Find the composition f(g(x)) when four functions are given

Question

Determine $f \circ g$ for the following functions: $$ f(x) = \begin{cases} -x, & x < 0\\ x+1, & x \ge 0 \end{cases} \quad \text{and} \quad g(x) = \begin{cases} x^2, & x \le 2\\ x+2, & x > 2 \end{cases} $$

I need some help with this exercise. I have no issues with finding the composition $f(g(x))$. But I don't have an idea how to do it when four functions are given.

Answer 1

HINT

Well, if $x > 2$ then $g(x) = x+2 > 4$ so $f(g(x)) = (x+2)+1$.

Otherwise, if $x \le 2$, then $g(x) = x^2 \le 4$ and $g(x) \ge 0$ since a square of a number is always positive. Can you finish this?

Answer 2

The method:

First determine for which values of $x$ the function $f(x)\leq 2$ and for which $f(x)< 2$.

For this you should:

1. Assume that $x<0$ and then determine when $-x\leq 2$ and when $-x>2$
2. Assume that $x\geq 0$ and then determine when $x+1\leq 2$ and when $x+1>2$

Once you do that you can compose with $g$ more easily. The part for which $f(x)\leq 2$ is being composed with $x^2$ (i.e. you square $f(x)$ if it is less or equal $2$.) and the part for which $f(x)>2$ is being composed with $x+2$ (i.e. you add $2$ to $f(x)$ if it is greater than $2$).

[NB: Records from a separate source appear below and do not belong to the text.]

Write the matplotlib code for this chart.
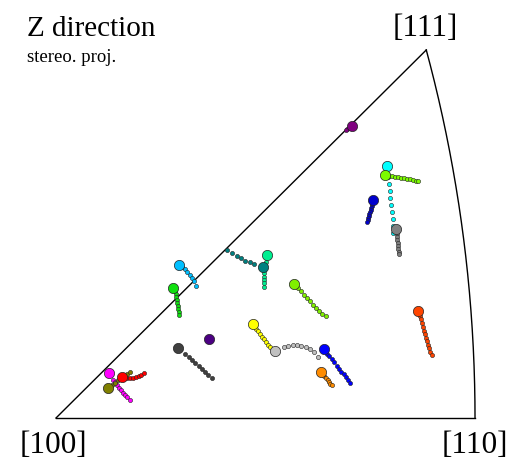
import numpy as np
import matplotlib
matplotlib.use("Agg")
import matplotlib.pyplot as plt

# ---- data: stereographic coordinates (first point = large marker, rest = path) ----
purple_x = [0.2929, 0.2911, 0.2896, 0.2881, 0.2867]
purple_y = [0.2907, 0.2894, 0.2884, 0.2874, 0.2864]

cyan_x = [0.3275, 0.3285, 0.3289, 0.3299, 0.3305, 0.3314, 0.3321, 0.3328, 0.3331, 0.3334]
cyan_y = [0.2509, 0.2397, 0.2327, 0.2258, 0.2188, 0.2115, 0.2046, 0.1976, 0.1909, 0.1840]

lawn_x = [0.3252, 0.3292, 0.3321, 0.3351, 0.3381, 0.3410, 0.3440, 0.3470, 0.3499, 0.3529, 0.3559, 0.3578]
lawn_y = [0.2417, 0.2407, 0.2402, 0.2397, 0.2392, 0.2387, 0.2382, 0.2377, 0.2372, 0.2367, 0.2362, 0.2357]

mblue_x = [0.3137, 0.3132, 0.3127, 0.3121, 0.3116, 0.3110, 0.3104, 0.3099, 0.3094, 0.3088, 0.3082, 0.3077]
mblue_y = [0.2168, 0.2148, 0.2128, 0.2108, 0.2088, 0.2069, 0.2049, 0.2029, 0.2009, 0.1989, 0.1969, 0.1954]

gray_x = [0.3364, 0.3366, 0.3369, 0.3371, 0.3374, 0.3377, 0.3380, 0.3383, 0.3386, 0.3388]
gray_y = [0.1883, 0.1860, 0.1830, 0.1800, 0.1770, 0.1740, 0.1711, 0.1681, 0.1651, 0.1631]

dsky_x = [0.1219, 0.1250, 0.1275, 0.1298, 0.1325, 0.1347, 0.1364, 0.1384]
dsky_y = [0.1522, 0.1502, 0.1479, 0.1452, 0.1422, 0.1389, 0.1359, 0.1316]

lime_x = [0.1160, 0.1176, 0.1186, 0.1191, 0.1196, 0.1201, 0.1206, 0.1209, 0.1212, 0.1216]
lime_y = [0.1290, 0.1263, 0.1233, 0.1203, 0.1174, 0.1144, 0.1114, 0.1084, 0.1054, 0.1024]

teal_x = [0.2043, 0.1960, 0.1918, 0.1871, 0.1829, 0.1786, 0.1737, 0.1687]
teal_y = [0.1505, 0.1532, 0.1548, 0.1564, 0.1588, 0.1611, 0.1638, 0.1671]

spring_x = [0.2089, 0.2071, 0.2061, 0.2056, 0.2056, 0.2056, 0.2056, 0.2056, 0.2056]
spring_y = [0.1621, 0.1551, 0.1512, 0.1472, 0.1439, 0.1407, 0.1372, 0.1340, 0.1306]

magenta_x = [0.0527, 0.0566, 0.0586, 0.0603, 0.0623, 0.0643, 0.0662, 0.0682, 0.0702, 0.0731]
magenta_y = [0.0451, 0.0378, 0.0355, 0.0328, 0.0301, 0.0275, 0.0249, 0.0226, 0.0206, 0.0184]

red_x = [0.0655, 0.0702, 0.0731, 0.0761, 0.0791, 0.0820, 0.0845, 0.0870]
red_y = [0.0411, 0.0398, 0.0393, 0.0395, 0.0403, 0.0415, 0.0431, 0.0451]

olive_x = [0.0511, 0.0554, 0.0583, 0.0613, 0.0643, 0.0672, 0.0702, 0.0731]
olive_y = [0.0295, 0.0328, 0.0353, 0.0378, 0.0398, 0.0418, 0.0438, 0.0454]

dgray_x = [0.1209, 0.1275, 0.1310, 0.1344, 0.1377, 0.1411, 0.1443, 0.1476, 0.1507, 0.1539]
dgray_y = [0.0693, 0.0636, 0.0607, 0.0574, 0.0544, 0.0514, 0.0484, 0.0454, 0.0428, 0.0401]

indigo_x = [0.1512]
indigo_y = [0.0786]

chart_x = [0.2353, 0.2392, 0.2422, 0.2451, 0.2481, 0.2511, 0.2540, 0.2570, 0.2600, 0.2629, 0.2669]
chart_y = [0.1330, 0.1293, 0.1263, 0.1228, 0.1193, 0.1161, 0.1127, 0.1094, 0.1061, 0.1037, 0.1014]

yellow_x = [0.1944, 0.1977, 0.1997, 0.2017, 0.2036, 0.2056, 0.2076, 0.2096, 0.2115]
yellow_y = [0.0935, 0.0890, 0.0865, 0.0835, 0.0809, 0.0783, 0.0756, 0.0731, 0.0709]

silver_x = [0.2168, 0.2257, 0.2298, 0.2340, 0.2382, 0.2422, 0.2468, 0.2511, 0.2553, 0.2593]
silver_y = [0.0666, 0.0703, 0.0716, 0.0723, 0.0723, 0.0716, 0.0703, 0.0683, 0.0653, 0.0610]

blue_x = [0.2649, 0.2679, 0.2703, 0.2726, 0.2750, 0.2774, 0.2797, 0.2821, 0.2845, 0.2869, 0.2890, 0.2911]
blue_y = [0.0683, 0.0641, 0.0612, 0.0582, 0.0552, 0.0522, 0.0492, 0.0462, 0.0433, 0.0403, 0.0376, 0.0348]

orange_x = [0.2620, 0.2639, 0.2654, 0.2669, 0.2684, 0.2699, 0.2713, 0.2725]
orange_y = [0.0460, 0.0438, 0.0418, 0.0398, 0.0378, 0.0358, 0.0341, 0.0328]

ored_x = [0.3581, 0.3598, 0.3608, 0.3618, 0.3628, 0.3638, 0.3648, 0.3657, 0.3667, 0.3677, 0.3687, 0.3702, 0.3714]
ored_y = [0.1067, 0.1014, 0.0980, 0.0945, 0.0905, 0.0870, 0.0835, 0.0799, 0.0763, 0.0726, 0.0693, 0.0656, 0.0627]

colors = ['#800080', '#00FFFF', '#7CFC00', '#0000CD', '#808080', '#00BFFF',
          '#10E010', '#008080', '#00EE90', '#FF00FF', '#FF0000', '#808000',
          '#404040', '#4B0082', '#80F000', '#FFFF00', '#C0C0C0', '#0000FF',
          '#FF8C00', '#FF4500']

corner_labels = ['[100]', '[110]', '[111]']
title = 'Z direction'
subtitle = 'stereo. proj.'

tracks = [(purple_x, purple_y), (cyan_x, cyan_y), (lawn_x, lawn_y), (mblue_x, mblue_y),
          (gray_x, gray_y), (dsky_x, dsky_y), (lime_x, lime_y), (teal_x, teal_y),
          (spring_x, spring_y), (magenta_x, magenta_y), (red_x, red_y), (olive_x, olive_y),
          (dgray_x, dgray_y), (indigo_x, indigo_y), (chart_x, chart_y), (yellow_x, yellow_y),
          (silver_x, silver_y), (blue_x, blue_y), (orange_x, orange_y), (ored_x, ored_y)]

# ---- figure ----
fig = plt.figure(figsize=(5.31, 4.61), dpi=100)
ax = fig.add_axes([0, 0, 1, 1])
ax.axis('off')
ax.set_xlim(-0.05536, 0.46955)
ax.set_ylim(-0.04276, 0.41571)

# fundamental triangle
x110 = np.sqrt(2) - 1
x111 = 1 / (np.sqrt(3) + 1)
t = np.linspace(0, 1, 200)
arc_x = 1 / (np.sqrt(2 + t**2) + 1)
arc_y = t / (np.sqrt(2 + t**2) + 1)
ax.plot([0, x110], [0, 0], color='black', lw=1.0, zorder=1)
ax.plot([0, x111], [0, x111], color='black', lw=1.0, zorder=1)
ax.plot(arc_x, arc_y, color='black', lw=1.0, zorder=1)

# small path markers
for (xs, ys), c in zip(tracks, colors):
    if len(xs) > 1:
        ax.plot(xs[1:], ys[1:], linestyle='none', marker='o', ms=3.0,
                mfc=c, mec='#222222', mew=0.4, zorder=2)
# large start markers
for (xs, ys), c in zip(tracks, colors):
    ax.plot(xs[:1], ys[:1], linestyle='none', marker='o', ms=7.4,
            mfc=c, mec='#222222', mew=0.5, zorder=3)

serif = ['Liberation Serif', 'DejaVu Serif']
ax.text(-0.003, -0.0345, corner_labels[0], ha='center', va='baseline', fontsize=22.5, family=serif)
ax.text(x110, -0.0345, corner_labels[1], ha='center', va='baseline', fontsize=22.5, family=serif)
ax.text(x111 - 0.001, 0.380, corner_labels[2], ha='center', va='baseline', fontsize=22.5, family=serif)

fig.text(27 / 531, 1 - 35.7 / 461, title, ha='left', va='baseline', fontsize=21, family=serif)
fig.text(27 / 531, 1 - 62 / 461, subtitle, ha='left', va='baseline', fontsize=13.5, family=serif)

fig.savefig('out.png', dpi=100, facecolor='white')
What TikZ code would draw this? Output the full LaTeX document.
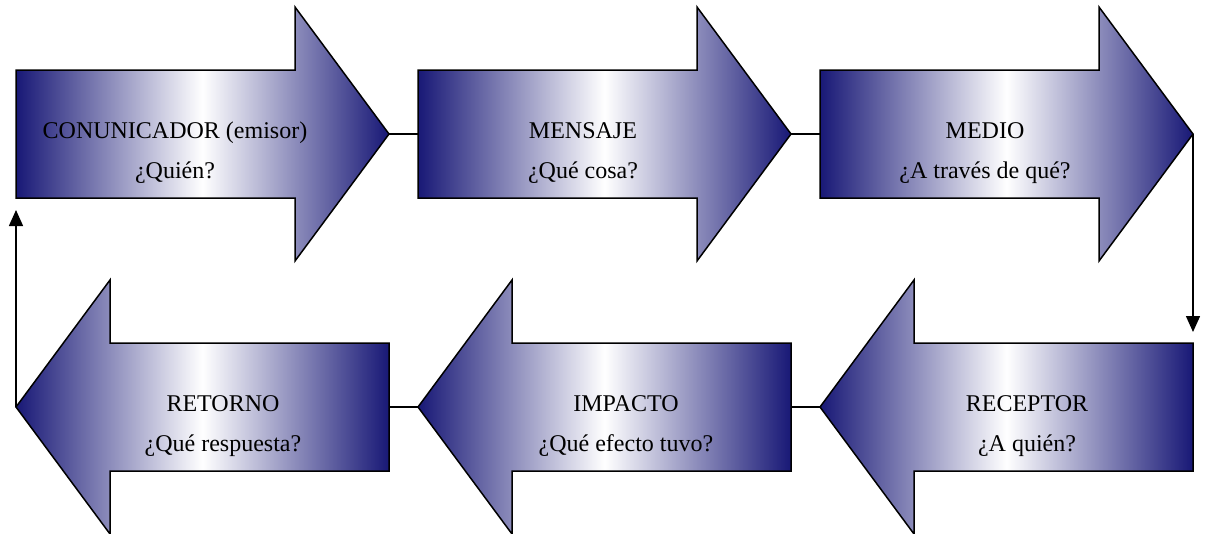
\documentclass[tikz,border=0pt]{standalone}
\usepackage{fontspec}
\setmainfont{Liberation Serif}
\usetikzlibrary{calc,arrows.meta}
\definecolor{marino}{RGB}{24,24,118}
\tikzset{
  flecha/.pic={
    \shadedraw[left color=marino, right color=marino, middle color=white, line width=1.5pt, line join=miter]
      (0,-64) -- (279,-64) -- (279,-127) -- (373,0) -- (279,127) -- (279,64) -- (0,64) -- cycle;
    \coordinate (-cola) at (0,0);
    \coordinate (-punta) at (373,0);
  },
  texto/.style={align=center, font=\fontsize{24}{40}\selectfont, inner sep=0pt},
  conector/.style={line width=1.5pt},
  punta/.style={-{Triangle[length=16pt,width=14pt]}},
}

\begin{document}
\begin{tikzpicture}[x=1pt,y=-1pt]
\useasboundingbox (0,0) rectangle (1205,533);
% fila de arriba
\pic (comunicador) at (16,134) {flecha};
\pic (mensaje) at (418,134) {flecha};
\pic (medio) at (820,134) {flecha};
% fila de abajo
\pic[xscale=-1] (receptor) at (1193,407) {flecha};
\pic[xscale=-1] (impacto) at (791,407) {flecha};
\pic[xscale=-1] (retorno) at (389,407) {flecha};
\node[texto] (comunicador-txt) at ($(comunicador-cola)+(159,19)$) {CONUNICADOR (emisor)\\¿Quién?};
\node[texto] (mensaje-txt) at ($(mensaje-cola)+(165,19)$) {MENSAJE\\¿Qué cosa?};
\node[texto] (medio-txt) at ($(medio-cola)+(165,19)$) {MEDIO\\¿A través de qué?};
\node[texto] (receptor-txt) at ($(receptor-cola)+(-166,19)$) {RECEPTOR\\¿A quién?};
\node[texto] (impacto-txt) at ($(impacto-cola)+(-165,19)$) {IMPACTO\\¿Qué efecto tuvo?};
\node[texto] (retorno-txt) at ($(retorno-cola)+(-166,19)$) {RETORNO\\¿Qué respuesta?};
\coordinate (bajada) at (1193,332);
\coordinate (subida) at (16,210);
\draw[conector]
  (comunicador-punta) -- (mensaje-cola);
\draw[conector]
  (mensaje-punta) -- (medio-cola);
\draw[conector, punta]
  (medio-punta) -- (bajada);
\draw[conector]
  (receptor-punta) -- (impacto-cola);
\draw[conector]
  (impacto-punta) -- (retorno-cola);
\draw[conector, punta]
  (retorno-punta) -- (subida);
\end{tikzpicture}
\end{document}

At the end of the day you will have a lot of cases. But this can't be avoided.

Answer 3

What you can do is break this problem apart and create a new composition, with intervals $x < 0, 0 \leq x < 2, x \geq 2$. On each of these intervals, your functions are normal, and as you said you can compute the normal composition. And yes, it will yield a giant case function :).